Сторчак: Нет ответа у меня.
Желнов: Опять нет ответа, что ж такое.
Сторчак: Потому что, может быть…
Желнов: Оба премьеры, вы работали и при том, и при том.
Сторчак: Ну и что?
Желнов: Чей экономический…
Сторчак: Когда Борис Николаевич уходил, мы что, представляли, кто будет преемником, что ли? Не знали.
Желнов: Нет, сейчас я спрашиваю не когда Борис Николаевич уходил, а по вашему опыту работы и с тем, и с другим.
Ширяев: Нет, я так понимаю, что Сергей Анатольевич думает, что речь идет о преемнике.
Сторчак: Я думал, что о преемнике спрашиваете.
Желнов: Нет-нет! Боже упаси!
Сторчак: Вы спрашиваете об эффективности работы?

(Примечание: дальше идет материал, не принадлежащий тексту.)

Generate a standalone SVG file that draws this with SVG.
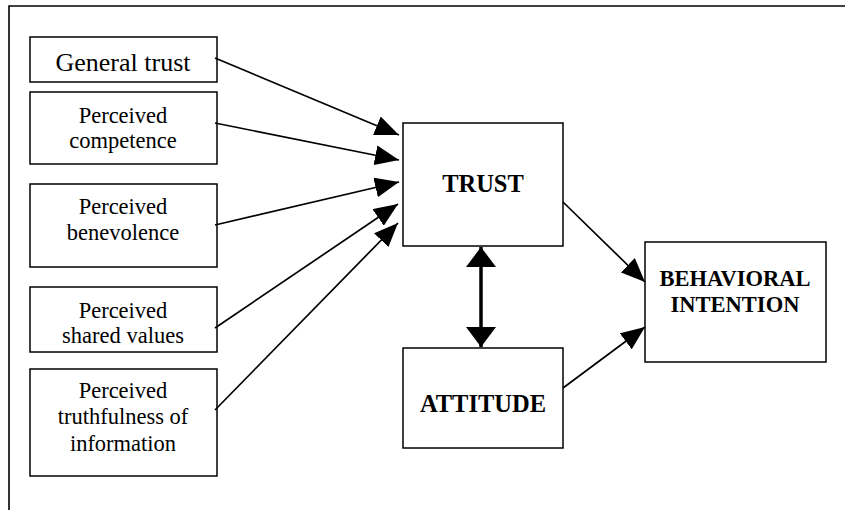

Желнов: С кем вам лучше работалось?
Сторчак: Все-таки я с Дмитрием Анатольевичем работал, а с действующим председателем правительства ― я уже все. Советник ― это уже не человек, принимающий решения, я не участвую в совещаниях, я не выполняю поручения правительства так, как это было в предыдущий период.
Желнов: Нынешний премьер вам нравится? Вы смотрите, не знаю, телевизор, выступает Мишустин.

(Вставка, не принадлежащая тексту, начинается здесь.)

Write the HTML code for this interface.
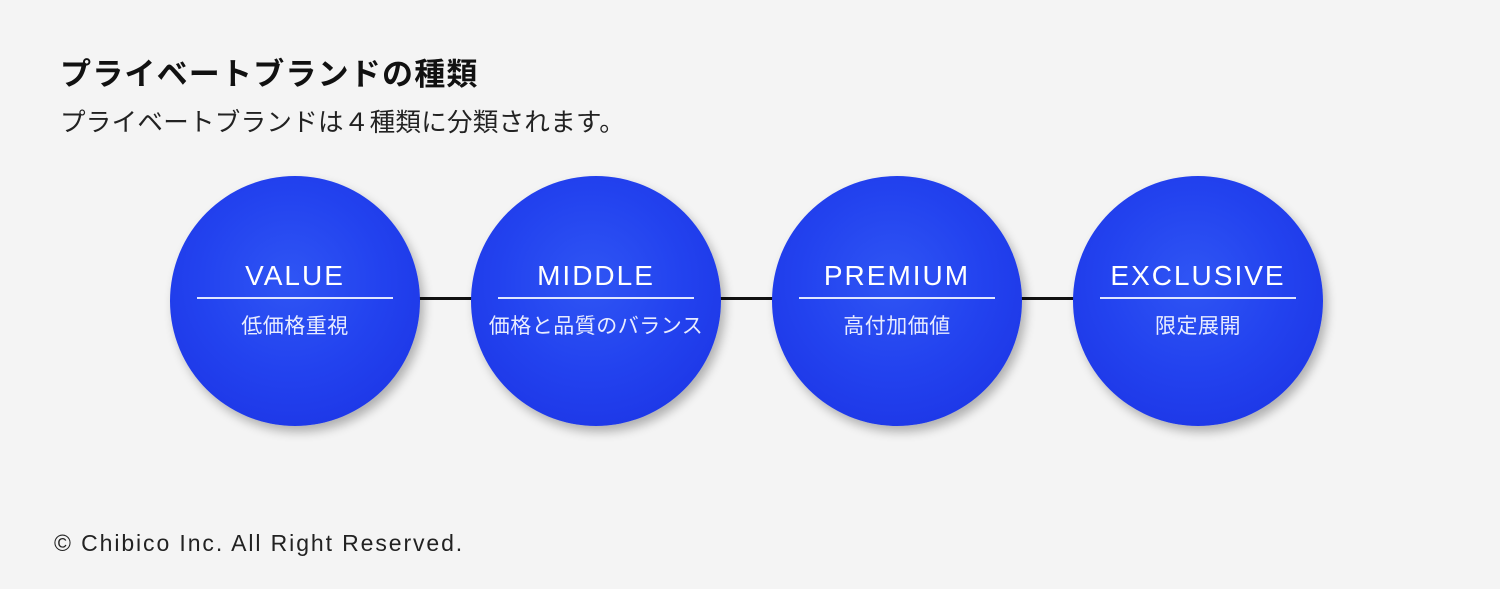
<!DOCTYPE html>
<html><head><meta charset="utf-8"><style>
html,body{margin:0;padding:0}
body{width:1500px;height:589px;background:#f4f4f4;position:relative;overflow:hidden;font-family:"Liberation Sans","Noto Sans CJK JP",sans-serif;color:#111}
.t1{position:absolute;left:60px;top:49px;font-size:31px;font-weight:bold;letter-spacing:1.2px}
.t2{position:absolute;left:60px;top:102px;font-size:25.5px;color:#222;letter-spacing:0.3px}
.line{position:absolute;left:400px;top:297px;width:700px;height:3px;background:#111}
.c{position:absolute;top:176px;width:250px;height:250px;border-radius:50%;background:radial-gradient(circle at 48% 42%,#2f55f4 0%,#2343ef 45%,#1a30e2 100%);box-shadow:4px 6px 10px rgba(0,0,0,0.28);color:#fff;text-align:center}
.c .h{position:absolute;left:0;right:0;top:83px;font-size:28px;letter-spacing:2px;line-height:34px}
.c .u{position:absolute;left:27px;right:27px;top:121px;height:1.5px;background:#dfe6ff}
.c .s{position:absolute;left:0;right:0;top:138px;font-size:21px;line-height:26px;color:#e8ecff;letter-spacing:0.5px}
.cp{position:absolute;left:54px;top:530px;font-size:23px;color:#222;letter-spacing:1.9px}
</style></head><body>
<div class="t1">プライベートブランドの種類</div>
<div class="t2">プライベートブランドは４種類に分類されます。</div>
<div class="line"></div>
<div class="c" style="left:170px"><div class="h">VALUE</div><div class="u"></div><div class="s">低価格重視</div></div>
<div class="c" style="left:471px"><div class="h">MIDDLE</div><div class="u"></div><div class="s">価格と品質のバランス</div></div>
<div class="c" style="left:772px"><div class="h">PREMIUM</div><div class="u"></div><div class="s">高付加価値</div></div>
<div class="c" style="left:1073px"><div class="h">EXCLUSIVE</div><div class="u"></div><div class="s">限定展開</div></div>
<div class="cp">© Chibico Inc. All Right Reserved.</div>
</body></html>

Сторчак: Я же как член коллегии, как участник совещания министров много общался с Мишустиным. Это очень целенаправленный и конкретный человек. В этом смысле с ним, наверно, многим придется трудно работать. Там не обратить внимания на его поручения, по-моему, невозможно. Некоторыми вещами он очень удивлял с точки зрения того, насколько ФНС продвинулась в плане своевременного использования цифровизации, то, что модный процесс стал. Они двинулись в эту сторону раньше других.
Желнов: Спасибо!
Седдон: А при Медведеве можно было не обращать внимания?..
Сторчак: На цифру?
Седдон: Нет, на его поручения.
Сторчак: Да нет, здесь вопрос темпов решения, принятия, темпов, да. Вопрос того… Конечно, все зависит от аппарата. Сильно изменился аппарат правительства, аппарат стал очень жестким. Мне кажется, что в тот период, что я работал, ведомства, министерства могли как-то с аппаратом ласково договариваться. Сейчас, мне кажется, это невозможно. Имеются в виду отсрочки, один, второй раз.
Желнов: Понятно.
Сторчак: Сейчас, как коллеги говорят, это невозможно даже.
Желнов: Спасибо! Сергей Сторчак, советник министра финансов, был в эфире Дождя. Сергей Анатольевич, от вас в конце небольшой постскриптум. Я с вами на этом прощаюсь до следующего вторника и до пятницы, увидимся в новостях. Оставайтесь на Дожде! Счастливо!
P. S.
Сторчак: Меня зовут Сергей Сторчак, в настоящее время я работаю советником министра финансов Российской Федерации Антона Силуанова. В таком формате мне, в общем-то, не доводилось участвовать с точки зрения организации беседы неформальной, никто меня заранее не инструктировал, какая будет канва дискуссии. В этом плане, наверно, мне понравилось, что мы обсуждали достаточно сложные вопросы, но в таком дружественном стиле, без подковырок, без того, чтобы навязывать свою точку зрения, и этот стиль, наверно, правильный. Я иногда смотрю передачи примерно такого же формата на других каналах, где шум, гам, тарарам и где очень часто люди пытаются навязать свою точку зрения или ключевому спикеру, или друг дружке, поэтому если этот стиль на Дожде сохранится, то это будет очень хорошо. В этом смысле желаю вам лично, вашей редакции успехов и хороших гостей, с которыми было бы интересно работать.